By coincidence I am also teaching this week on the topics of natural revelation (in Systematic Theology I) and natural law theory (in Ethics), so it seems that everything in my life this week is converging on God’s “general” or “common” activities in his universe. Hence my blog topic.

Scripture makes much of these general, divine activities and common graces, and though we are constantly reminded that these are not final or comprehensive vehicles of divine disclosure, they are still true and valid means to the knowledge of God and a necessary backdrop to the special revelation of God that has climaxed in the revelation of his Son (Heb 1:1–4 cf. Psa 19; Rom 1:18–2:16). We recognize the voice God who speaks because we have seen from infancy the hand of God who shows.

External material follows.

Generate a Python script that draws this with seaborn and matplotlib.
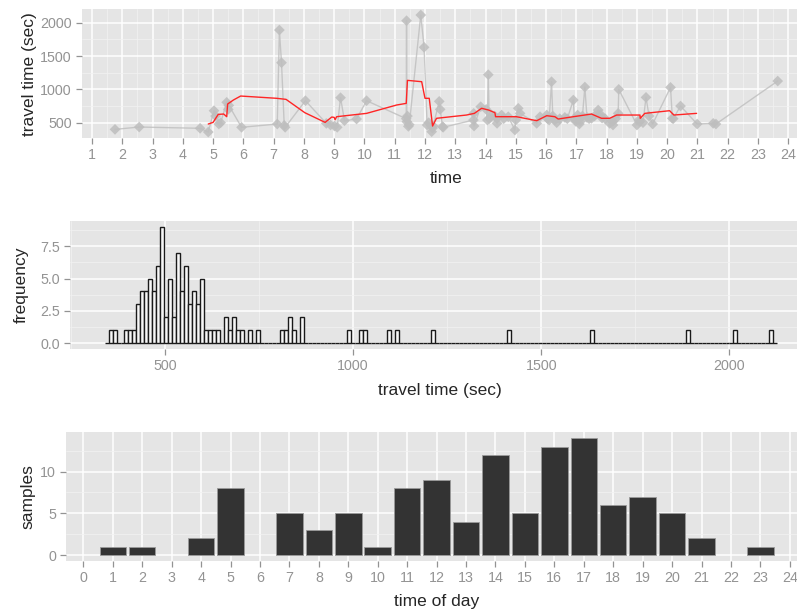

And so I invite all of you, at a time of year when the change of seasons causes the mind to drift to God’s common gifts, to revisit them for what they are—common graces that appear to all but can be fully appreciated only by those who have been recipients of God’s redemptive grace. And to facilitate that end, let me put a couple of verses of song into your mind to serve as pointers to the sometimes neglected but eminently praiseworthy common graces that we experience daily:

This is my Father’s world, the birds their carols raise,
The morning light, the lily white, declare their Maker’s praise.
This is my Father’s world: he shines in all that’s fair;
In the rustling grass I hear him pass;
He speaks to me everywhere.

and

Heav’n above is softer blue, earth around is sweeter green!
Something lives in every hue Christless eyes have never seen;
Birds with gladder songs o’erflow, flowers with deeper beauties shine,
Since I know, as now I know, I am his, and he is mine.